On October 27, 2008, Sammon sent an email to colleagues highlighting what he described as "Obama's references to socialism, liberalism, Marxism and Marxists" in his 1995 autobiography Dreams From My Father. Shortly after sending the email, Sammon -- then the network's Washington deputy managing editor -- appeared on two Fox News programs  to discuss his research and also wrote a FoxNews.com piece about Obama's "affinity to Marxists" that was disseminated throughout the conservative blogosphere. 

From: Sammon, Bill
Sent: Monday, October 27, 2008 1:02 PM
To: 069 -Politics; 169 -SPECIAL REPORT; 030 -Root (FoxNews.Com)
Subject: fyi: Obama's references to socialism, liberalism, Marxism and Marxists in his autobiography, "Dreams from My Father." Plus a couple of his many self-described "racial obsessions"...

* "To avoid being mistaken for a sellout, I chose my friends carefully. The more politically active black students. The foreign students. The Chicanos.  The Marxist professors and structural feminists." (Obama writing about his time at Occidental College in "Dreams.") 

* After his sophomore year, Obama transferred to Columbia University. He lived on Manhattan's Upper East Side, venturing to the East Village for "the socialist conferences I sometimes attended at Cooper Union," he recalled, adding: "Much of what I absorbed from the sixties was filtered through my mother, who to the end of her life would proudly proclaim herself  an unreconstructed liberal."
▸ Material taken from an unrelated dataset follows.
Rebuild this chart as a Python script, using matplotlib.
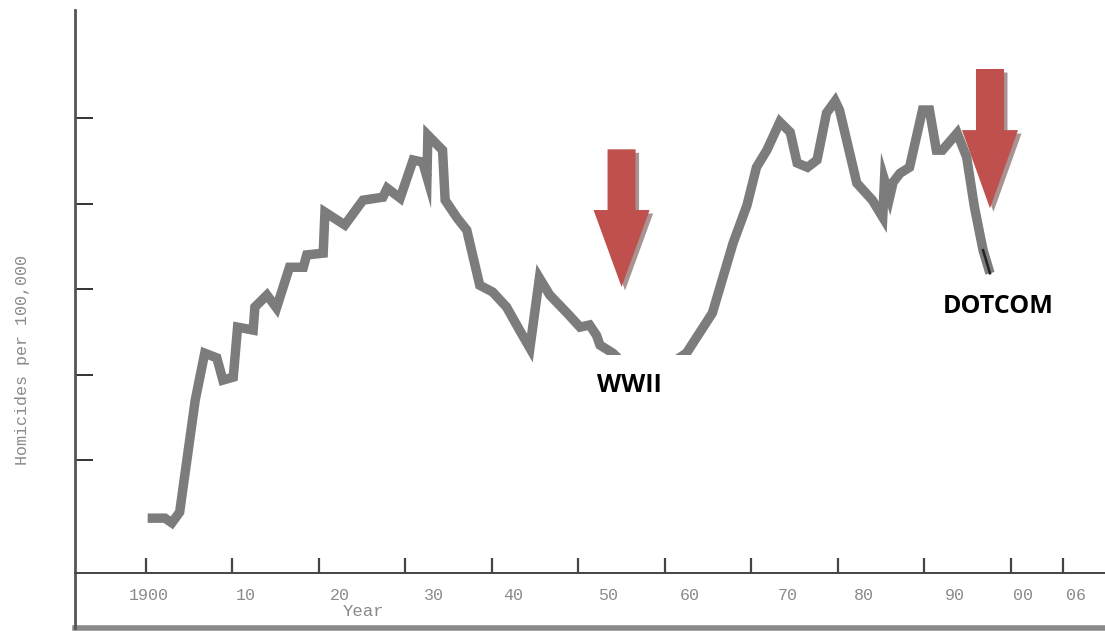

* After graduating from Columbia in 1983, Obama spent a year working for a consulting firm and then went to work for "a Ralph Nader offshoot" in Harlem. "In search of some inspiration, I went to hear Kwame Toure, formerly Stokely Carmichael of SNCC and Black Panther fame, speak at Columbia. At the entrance to the auditorium, two women, one black, one Asian,  were selling Marxist literature."

During this period, according to Obama, he began a serious romantic relationship.

* " There was a woman in New York that I loved. She was white," Obama wrote in "Dreams." "We saw each other for almost a year. On the weekends, mostly. Sometimes in her apartment, sometimes in mine. You know how you can fall into your own private world? Just two people, hidden and warm. Your own language. Your own customs." But Obama said their relationship was doomed by the racial difference. "I pushed her away," he recalled. "The emotion between the races could never be pure; even love was tarnished by the desire to find in the other some element that was missing from ourselves. Whether we sought out our demons or salvation,  the other race would always remain just that: menacing, alien, and apart."

* In June 1985, Obama was interviewed in New York by Marty Kaufman, a community organizer from Chicago. Obama recalled:  "There was something about him that made me wary. A little too sure of himself, maybe. And white."

By that evening, the subject line of Sammon's email had been inserted -- word-for-word -- into show notes written in preparation for the next morning's  Fox & Friends, which featured an appearance by Sammon.

The information in Sammon's email wasn't exactly breaking news. He had already published essentially the same research about Obama's 1995 memoir a year earlier in his book  Meet the Next President. But Sammon, who has since been promoted to Washington managing editor, believed the "biased" media were failing to question Obama's purported links to radicals and socialism. Sammon also believed Sen. John McCain's campaign could gain momentum by capitalizing on those links.